Seu trabalho com dados foi desprezado por alguns ativistas sindicais do professorado porque foi financiado em parte por entidades filantrópicas que apoiam escolas não sindicalizadas mantidas por verbas oficiais. Também porque ela não respeitou as normas de pesquisa tradicionais: a coleta de dados não foi randomizada e, inicialmente, inclinava-se para escolas privadas e dos subúrbios ricos.

Mas, depois, o banco de dados cresceu e incluiu escolas que atendem a mais de 12 milhões dos 56 milhões de estudantes até o 12º ano, incluindo todas as escolas públicas de Nova York, Flórida, Texas e Massachusetts. E, apesar de suas limitações, as conclusões de Oster acabaram sendo repetidas por pesquisas do CDC, da União Europeia e de muitos acadêmicos independentes.

Com um arcabouço crescente de evidências em seu poder, Oster admitiu que se tornou "mais radical" na convicção de que as escolas deveriam abrir e escreveu cada vez mais firmemente sobre o assunto.

Acontece que muitos educadores não aceitavam um esquema friamente intelectual para equilibrar riscos e recompensas, especialmente não um proposto pelo entorno da Universidade Brown. Professores de escolas públicas tinham vivido em salas de aula com janelas travadas e banheiros sem sabonete.

Apoiados por seus sindicatos, eles queriam trabalhar em casa, em segurança, durante a pandemia, assim como faziam muitos pais de seus alunos.

Eles também tinham observado que pais trabalhadores não brancos eram os menos inclinados a bater na tecla das escolas durante a pandemia. Quando as escolas urbanas reabriram, muitos professores se viram diante de salas quase vazias.

Oster tinha imaginado pais e professores acessando os dados dos distritos escolares, tranquilizados por tabelas e gráficos demonstrando baixos índices de casos nas escolas.

Mas descobriu que só os dados não determinariam a política educacional na pandemia nem moldariam as opções de muitos pais, pelo menos não no sistema escolar público do país, descentralizado mas altamente burocrático, cheio de tensões trabalhistas e estratificado por todas as disparidades —raça, classe, região, política— que definem a vida americana. "Talvez eu tivesse uma abordagem um pouco ingênua", disse ela.

Oster admitiu várias vezes que, embora as crianças de todas as raças igualmente pareçam não ter propensão a contrair Covid em prédios escolares, os riscos gerais diferem conforme a situação demográfica. Ela também não é insensível ao avanço da pandemia.

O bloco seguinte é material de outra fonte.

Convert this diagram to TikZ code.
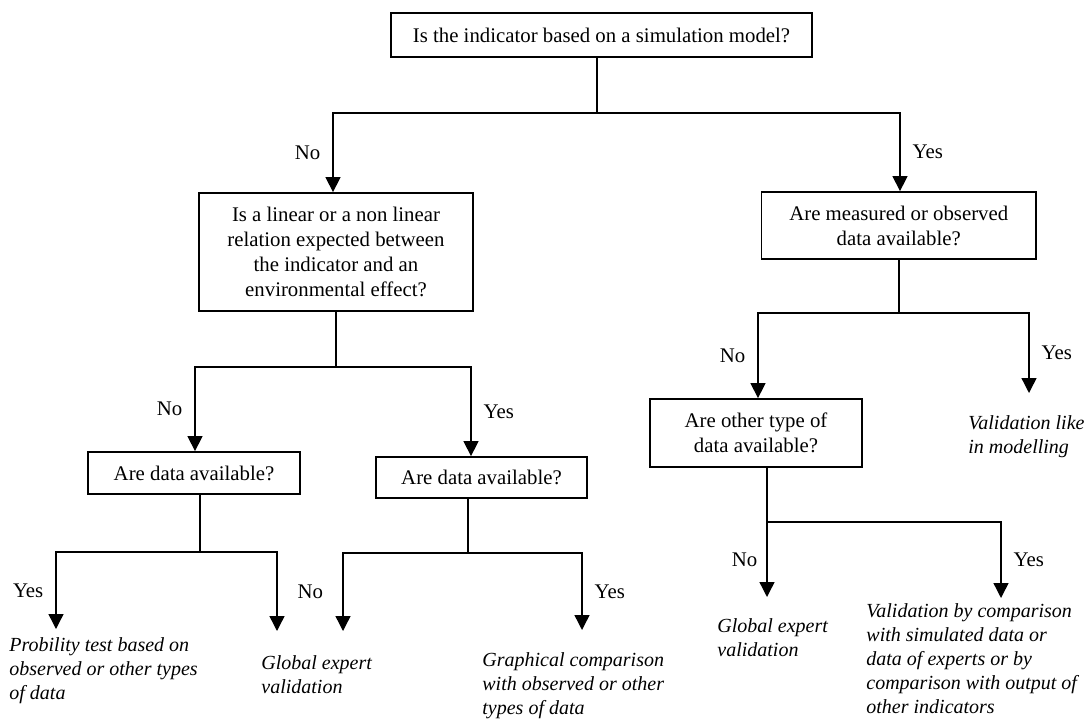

Um boletim recente sobre novas variantes concluiu que "precisamos continuar vigilantes" enquanto retornamos a uma "certa normalidade".

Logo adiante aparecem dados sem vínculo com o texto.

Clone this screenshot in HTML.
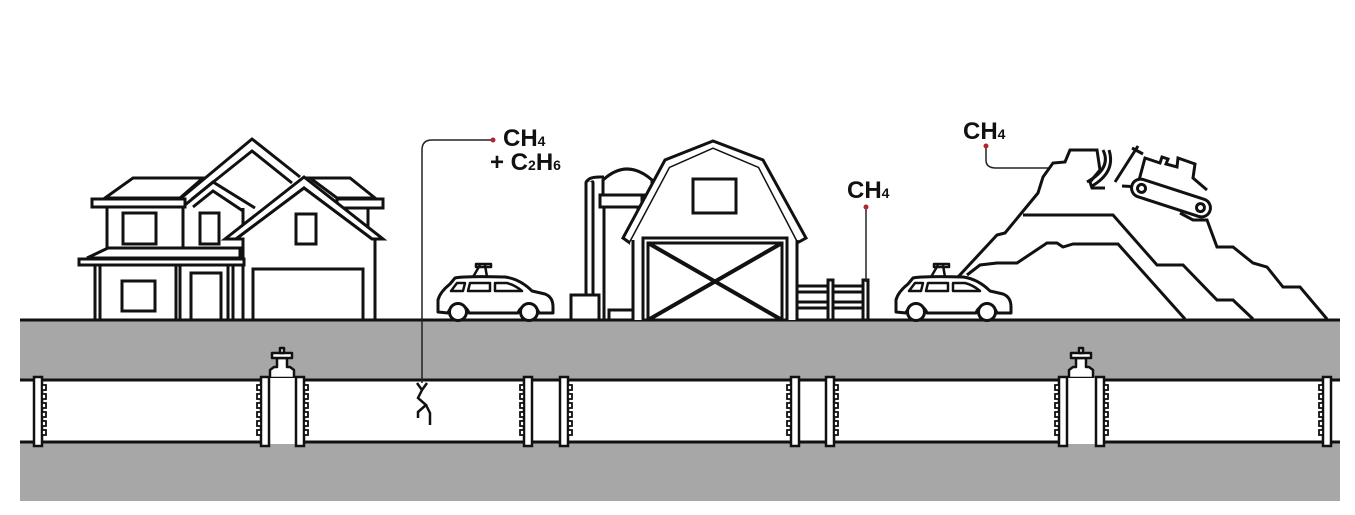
<!DOCTYPE html>
<html><head><meta charset="utf-8"><style>
html,body{margin:0;padding:0;background:#fff;}
svg{display:block;}
text{font-family:"Liberation Sans",sans-serif;font-weight:bold;fill:#111;}
</style></head><body>
<svg width="1355" height="515" viewBox="0 0 1355 515" xmlns="http://www.w3.org/2000/svg">
<defs>
<g id="car" fill="#fff" stroke="#111" stroke-width="3" stroke-linejoin="round">
  <path d="M3,50 L3,38 Q5,30 15,22 L20,16 Q30,14 70,15 Q85,17 97,29 L110,32 Q118,35 118,45 L118,51 L104,51 A11,11 0 0 0 83,51 L34,51 A11,11 0 0 0 13,51 Z"/>
  <circle cx="23" cy="50" r="8.5"/>
  <circle cx="94" cy="50" r="8.5"/>
  <path d="M16,29 L22,21 L30,21 L28,29 Z M33,29 L35,21 L55,21 L55,29 Z M60,29 L60,21 L72,21 Q80,23 87,29 Z" stroke-width="2.5"/>
  <path d="M38,15 L45,3 M52,15 L50,3 M41,2 L56,2 L56,5 L41,5 Z" stroke-width="2.5"/>
</g>
<g id="flR"><rect x="-4" y="377" width="8" height="69" fill="#fff" stroke="#111" stroke-width="2.5"/>
 <g fill="#fff" stroke="#111" stroke-width="1.8"><rect x="4" y="385" width="4" height="5"/><rect x="4" y="394" width="4" height="5"/><rect x="4" y="403" width="4" height="5"/><rect x="4" y="412" width="4" height="5"/><rect x="4" y="421" width="4" height="5"/><rect x="4" y="430" width="4" height="5"/></g></g>
<g id="flL"><rect x="-4" y="377" width="8" height="69" fill="#fff" stroke="#111" stroke-width="2.5"/>
 <g fill="#fff" stroke="#111" stroke-width="1.8"><rect x="-8" y="385" width="4" height="5"/><rect x="-8" y="394" width="4" height="5"/><rect x="-8" y="403" width="4" height="5"/><rect x="-8" y="412" width="4" height="5"/><rect x="-8" y="421" width="4" height="5"/><rect x="-8" y="430" width="4" height="5"/></g></g>
<g id="valve" fill="#fff" stroke="#111" stroke-width="2.5" stroke-linejoin="round">
  <path d="M-12,378 L-12,370 L-8,367 L-5,367 L-5,358 L5,358 L5,367 L8,367 L12,370 L12,378 Z"/>
  <rect x="-10" y="353" width="20" height="5"/>
  <rect x="-2" y="348" width="4" height="5"/>
  <rect x="-17" y="378" width="34" height="66" stroke="none"/>
  <line x1="-17" y1="378" x2="-17" y2="444"/><line x1="17" y1="378" x2="17" y2="444"/>
</g>
</defs>

<!-- ground -->
<rect x="20" y="320" width="1320" height="181" fill="#a7a7a7"/>
<line x1="20" y1="320" x2="1340" y2="320" stroke="#111" stroke-width="3"/>
<rect x="20" y="380" width="1320" height="62" fill="#fff"/>
<line x1="20" y1="380" x2="1340" y2="380" stroke="#111" stroke-width="3"/>
<line x1="20" y1="442" x2="1340" y2="442" stroke="#111" stroke-width="3"/>

<!-- valves & flanges -->
<use href="#valve" x="282"/>
<use href="#valve" x="1081"/>
<use href="#flR" x="38"/>
<use href="#flL" x="265"/><use href="#flR" x="300"/>
<use href="#flL" x="528"/><use href="#flR" x="564"/>
<use href="#flL" x="795"/><use href="#flR" x="830"/>
<use href="#flL" x="1063"/><use href="#flR" x="1100"/>
<use href="#flL" x="1327"/>

<!-- house -->
<g fill="#fff" stroke="#111" stroke-width="3" stroke-linejoin="miter">
  <path d="M105,198 L133,178 L203,178 L180,198 Z"/>
  <path d="M310,178 L350,178 L375,198 L337,198 Z"/>
  <rect x="92" y="199" width="93" height="8"/>
  <rect x="337" y="199" width="46" height="9"/>
  <rect x="107" y="207" width="76" height="41"/>
  <line x1="368" y1="208" x2="368" y2="228"/>
  <path d="M183,207 L183,248 M243,208 L243,248"/>
  <path d="M180,199 L252,139 L300,177" fill="none"/>
  <path d="M192,199 L252,151 L292,183" fill="none"/>
  <path d="M185,205 L213,182 L255,208" fill="none"/>
  <path d="M193,207 L213,191 L243,211" fill="none"/>
  <path d="M225,239 L304,177 L383,239 L372,239 L304,188 L236,239 Z"/>
  <path d="M236,239 L304,188 L372,239 L375,239 L375,320 L243,320 L243,239 Z"/>
  <path d="M87,258 L108,248 L240,248 L240,258 Z"/>
  <rect x="79" y="259" width="165" height="6"/>
  <rect x="95" y="265" width="5" height="55"/>
  <rect x="176" y="265" width="4" height="55"/>
  <rect x="228" y="265" width="5" height="55"/>
  <rect x="123" y="213" width="33" height="31"/>
  <rect x="200" y="213" width="19" height="31"/>
  <rect x="296" y="214" width="20" height="30"/>
  <rect x="122" y="281" width="33" height="30"/>
  <rect x="191" y="273" width="30" height="47"/>
  <rect x="253" y="269" width="110" height="51"/>
</g>

<!-- barn -->
<g fill="#fff" stroke="#111" stroke-width="3" stroke-linejoin="miter">
  <rect x="586" y="180" width="7" height="116" rx="3"/>
  <path d="M587,182 Q588,177 600,177 L604,177"/>
  <path d="M603,195 L603,180 Q627,158 652,180 L652,195 Z"/>
  <rect x="600" y="195" width="42" height="12"/>
  <rect x="604" y="207" width="34" height="113"/>
  <rect x="571" y="295" width="28" height="25"/>
  <rect x="609" y="310" width="24" height="10"/>
  <path d="M623,238 L665,160 L713,141 L763,160 L806,238 L797,243 L758,168 L713,149 L670,168 L630,243 Z"/>
  <path d="M630,243 L670,168 L713,149 L758,168 L797,243 L797,320 L633,320 Z" stroke="none"/>
  <line x1="633" y1="240" x2="633" y2="320"/><line x1="797" y1="240" x2="797" y2="320"/>
  <rect x="643" y="238" width="144" height="82"/>
  <rect x="648" y="243" width="134" height="77"/>
  <path d="M648,243 L782,320 M782,243 L648,320" stroke-width="4"/>
  <rect x="693" y="179" width="43" height="34"/>
  <rect x="797" y="286" width="68" height="6"/>
  <rect x="797" y="302" width="68" height="6"/>
  <rect x="828" y="280" width="5" height="40"/>
  <rect x="863" y="280" width="5" height="40"/>
</g>

<!-- cars -->
<use href="#car" x="435" y="262"/>
<use href="#car" x="893" y="262"/>

<!-- landfill -->
<g fill="none" stroke="#111" stroke-width="3" stroke-linejoin="miter">
  <path d="M958,277 L997,235 L1005,233 L1038,193 L1043,177 L1053,163 L1065,162 L1070,150 L1097,150 L1100,170 L1090,182 L1092,188 L1105,188"/>
  <path d="M1180,213 L1193,220 L1207,220 L1217,247 L1233,247 L1253,263 L1267,267 L1283,287 L1300,287 L1327,319"/>
  <path d="M1023,215 L1113,215 L1157,265 L1183,265 L1217,300 L1233,300 L1253,319"/>
  <path d="M967,275 L980,265 L997,263 L1017,263 L1047,243 L1057,243 L1063,247 L1073,244 L1118,244 L1185,319"/>
  <path d="M1103,150 Q1112,168 1087,182"/>
  <path d="M1109,150 Q1116,172 1092,186"/>
  <path d="M1115,182 L1138,146 M1132,148 L1143,154 M1122,186 L1140,187"/>
  <path d="M1138,184 L1145,158 L1160,163 L1162,157 L1168,159 L1166,164 L1177,167 L1178,158 L1195,164 L1193,178 L1207,190"/>
  <g transform="translate(1171,198) rotate(18)">
    <rect x="-41" y="-9" width="82" height="18" rx="9" fill="#fff"/>
    <circle cx="-31" cy="0" r="4"/><circle cx="31" cy="0" r="4"/>
  </g>
</g>

<!-- connectors -->
<g fill="none" stroke="#222" stroke-width="1.5">
  <path d="M493,140 L432,140 Q422,140 422,150 L422,383"/>
  <path d="M866,208 L866,282"/>
  <path d="M986,146 L986,160 Q986,168 996,168 L1048,168"/>
</g>
<path d="M417,383 L422,390 L427,383 M422,390 L418,398 L426,405 L418,412 L418,418 M426,405 L430,413 L430,425" fill="none" stroke="#111" stroke-width="2.5"/>
<circle cx="493" cy="140" r="2.5" fill="#b3262e"/>
<circle cx="866" cy="207" r="2.5" fill="#b3262e"/>
<circle cx="986" cy="146" r="2.5" fill="#b3262e"/>

<!-- labels -->
<text x="503" y="146" font-size="24">CH<tspan font-size="14">4</tspan></text>
<text x="490" y="170" font-size="24">+ C<tspan font-size="14">2</tspan>H<tspan font-size="14">6</tspan></text>
<text x="847" y="198" font-size="24">CH<tspan font-size="14">4</tspan></text>
<text x="963" y="139" font-size="24">CH<tspan font-size="14">4</tspan></text>
</svg>
</body></html>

Apesar desses esclarecimentos, a importância de Oster tem irritado alguns educadores. Maya Chavez, professora de estudos sociais em um colégio em Providence, trabalhou presencialmente na maior parte deste ano escolar. Rhode Island foi um dos poucos estados liberais que pressionaram as escolas a reabrirem, no último outono americano, em parte devido à influência de Oster e de outros especialistas da Universidade Brown. Oster falava regularmente com autoridades estaduais.

"Há uma grave desconexão entre a ideia dela do que é uma escola e a realidade", disse Chavez. Pelo menos 30 alunos presenciais em sua escola predominantemente de baixa renda receberam diagnóstico de Covid, entre mais de 8.000 casos de estudantes em todo o estado.

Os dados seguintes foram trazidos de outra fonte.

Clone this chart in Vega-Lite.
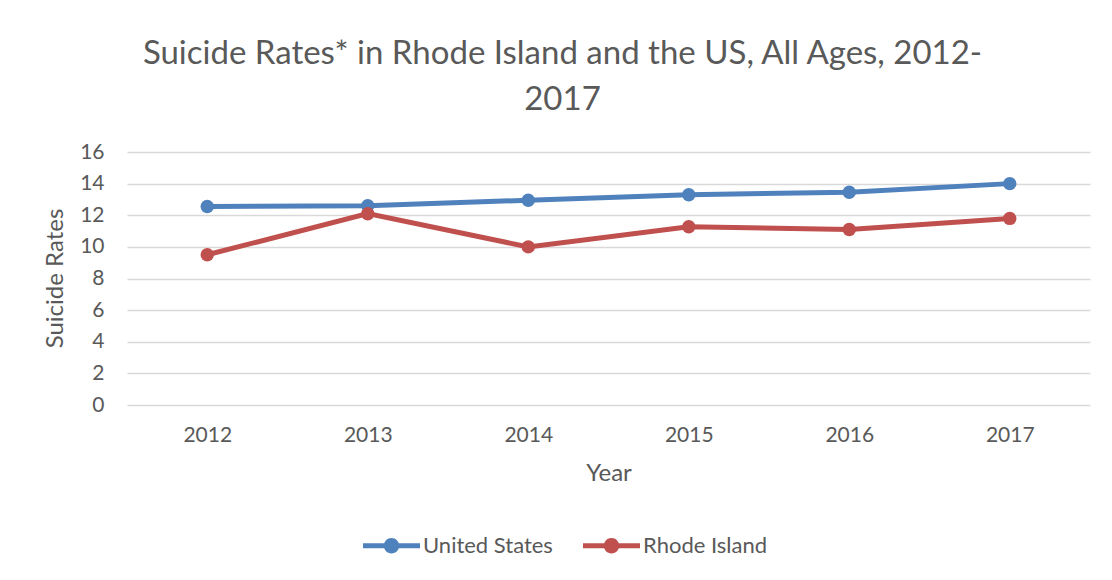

Isso não significa que os alunos pegaram o vírus na escola ou o disseminaram lá, mas ilustra a realidade de que pessoas tiveram contato próximo com o vírus nas salas de aula. Vários de seus alunos, muitos dos quais vivem em lares intergeracionais, tiveram membros da família hospitalizados ou mortos.

"Há um enorme trauma emocional", disse Chavez.